I motivi per cui il conservatorismo è «indispensabile»

«È qui – chiarisce il professore – che il conservatorismo diviene indispensabile: là dove restituisce, sebbene in una forma assai precaria e provvisoria, qualche fragile punto di riferimento a individui disorientati e spaventati; là dove cerca di rallentare, quanto meno, il ritmo forsennato della metamorfosi perenne. Troppo spesso prigionieri dei propri schemi astratti, oltre che dei loro begli appartamenti nei centri storici delle metropoli, gli intellettuali progressisti si chiedono stupefatti come possano gli elettori dimostrarsi inconsapevoli a tal punto da comprarsi alle urne una famiglia naturale che naturale non è, o una patria costruita a tavolino. E mentre deridono la pagliuzza dell’inconsapevolezza altrui, non si rendono conto della propria trave».

La scommessa di Giorgia Meloni su un conservatorismo italiano

Orsina quindi passa ad analizzare nello specifico il conservatorismo proposto da Giorgia Meloni, che mette al centro, «prima ancora che Dio e la famiglia, la patria». Per il professore «qui si pone una questione ulteriore» rispetto all’impianto europeo, che è tutto costruito per superare i confini patrii. Ma è una questione aperta. Perché, calata la tensione verso Dio e la famiglia, che avevano rappresentato le stelle polari del popolarismo che ha dato forma all’Europa unita, non resta che la patria. Così «il ritorno della nazione» da un lato è la «conseguenza del lento appassire del popolarismo europeo», che non ha saputo frenare «il rullo compressore della tarda modernità», e dall’altro rappresenta una risposta alle inquietudini dell’oggi.

«Gli elettori seguono chi li ascolta. La patria? Non si può cancellare»
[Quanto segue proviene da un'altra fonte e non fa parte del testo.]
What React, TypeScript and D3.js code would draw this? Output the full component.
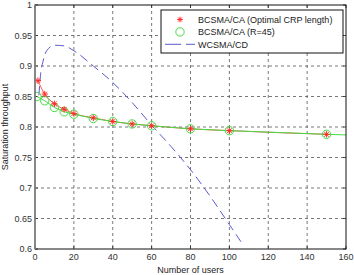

«Esposti senza più difese all’invivibilità della metamorfosi perpetua, nella loro disperazione gli elettori hanno preso a seguire leader e partiti che davano almeno ascolto alle loro angosce. E che, con un termine quanto mai impreciso, abbiamo chiamato “populisti”», ha sottolineato Orsina. Si tratta di un ragionamento che di fatto sancisce l’impossibilità del progressismo di dare risposte a quella “disperazione”, di cui a bene vedere è stato invece motore e moltiplicatore. È stato, dunque, in questo processo che i tanto vituperati populismi, tra i quali «sono emersi quelli più coerenti e strutturati. I quali, altrettanto inevitabilmente, sono andati a ripescare la patria. Che sarà anche una comunità immaginata distrutta dalla catastrofe del 1945, ma – ha avvertito il professore – rimane pur sempre una presenza storica plurisecolare, profondamente radicata nella psiche collettiva e assai difficile da sostituire».

Una partita aperta in seno all’Europa

Dunque, per Orsina, il ritorno del conservatorismo, specie in Italia, è «un’operazione tutt’altro che banale» e ciò che resta da capire è come riuscirà a strutturarsi, sia in relazione ai populismi, «dei quali capisce e condivide la rabbia, ma non necessariamente le ricette e il dadaismo» sia in relazione ai popolari, con i quali condivide il richiamo a Dio e famiglia, sia infine in relazione all’impianto europeo, «che è sì potentemente attraversato dagli interessi nazionali, ma che resta in piedi grazie alla loro idealistica, e al contempo ipocrita, rimozione».